We can look at it in the terms of a BitTorrent swarm but with the ability to store and track file versions over time. Unlike the HTTP which works by mapping the resources via location-based IP addresses, IPFS uses a content-addressed system. This decentralized system stores files across peers and enables access to them via a cryptographic hash on a file that is used as the address. This means that the user becomes the client and the host at the same time.

It is made possible by the Merkle DAG (Directed Acyclic Graphs) data architecture and ensures immutability and content versioning on IPFS. Because of their similar structures, IPFS is a perfect fit for blockchain integration. It goes a bit further than that, though, solving blockchain’s nagging issue of data storage and together with blockchain creates a solution for storing, encrypting, and sharing large data and files. Although still in its infancy, IPFS has all the tools to become the successor to HTTP and usher in a new era of the World Wide Web.

IPFS Identities

Nodes are identified by a Node-Id, the cryptographic hash3 of a public-key, created with S/ Kademlia’s static crypto puzzle. Nodes store their public and private keys (encrypted with a passphrase). Users are free to initiate a "new" node ID during each launch but lose some acquired network advantages, it is recommended that the nodes remain the same.

IPFS Network

IPFS nodes communicate regularly with hundreds of other nodes in the network, across the wide internet. The IPFS network stack features:

  • Transport: IPFS can use any transport protocol, and is best suited for WebRTC Data Channels (for browser connectivity) or uTP(LEDBAT).

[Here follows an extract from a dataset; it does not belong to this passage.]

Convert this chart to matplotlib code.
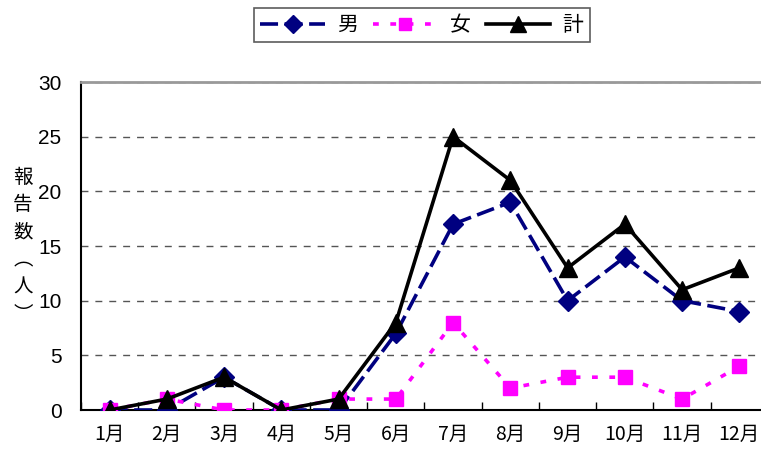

  • Reliability: IPFS can provide reliability if underlying networks do not provide it, using uTP (LEDBAT) or SCTP.

  • Connectivity: IPFS also uses ICE NAT traversal techniques.

  • Integrity: optionally checks the integrity of messages using a hash checksum.

  • Authenticity: optionally checks the authenticity of messages using HMAC with the sender’s public key.

IPFS Routing

For routing, IPFS uses Distributed Sloppy Hash Tables based on S/Kademlia and Coral. Its purpose is to:

  1. Announce data being added to the nodes

  2. Locate data requested by specific nodes

Data equal lesser than 1KB in size is stored directly on the DHT. For data larger than 1KB, DHT stores references, which are the Node-Ids of peers who can serve the block.